Henry Anthony

Personal information
- Full name: Henry Anthony
- Born: 16 May 1873 or 20 September 1876 Old Basford or Arnold, Nottinghamshire, England
- Died: 13 July 1928 (aged 55 or 51) Mansfield, Nottinghamshire, England
- Batting: Right-handed
- Bowling: Right-arm medium

Domestic team information
- 1898–1902: Nottinghamshire
- FC debut: 27 June 1898 Nottinghamshire v Kent
- Last FC: 2 June 1902 Nottinghamshire v Sussex

Career statistics
| Competition | First-class |
| Matches | 4 |
| Runs scored | 52 |
| Batting average | 8.66 |
| 100s/50s | 0/0 |
| Top score | 13* |
| Balls bowled | 173 |
| Wickets | 2 |
| Bowling average | 40.50 |
| 5 wickets in innings | 0 |
| 10 wickets in match | 0 |
| Best bowling | 1/15 |
| Catches/stumpings | 3/– |
- Source: CricketArchive, 27 September 2008

= Henry Anthony (cricketer) =

Player for Nottinghamshire County Cricket Club 1898–1902

Henry Anthony (16 May 1873 or 20 September 1876 – 13 July 1928) was an English first-class cricketer.

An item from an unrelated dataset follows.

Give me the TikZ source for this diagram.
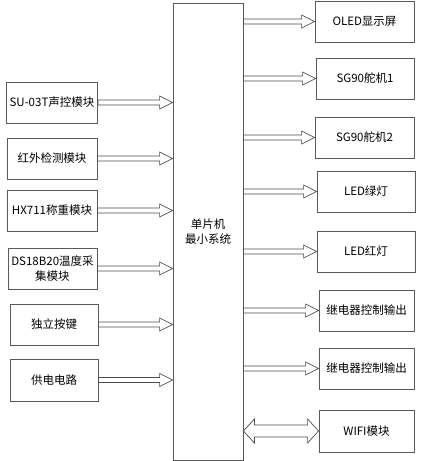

He was a right-handed batsman and a right-arm medium-pace bowler who played for Nottinghamshire. He was born in either Old Basford or Arnold, Nottinghamshire.

Anthony made four first-class appearances between 1898 and 1902, in the Nottinghamshire lower-order. Anthony's brother, George and uncle Alfred also played first-class cricket, the brothers partnering each other in the lower order in Henry's final first-class game. Their brother Walter Anthony won a football championship medal with Blackburn Rovers in 1912.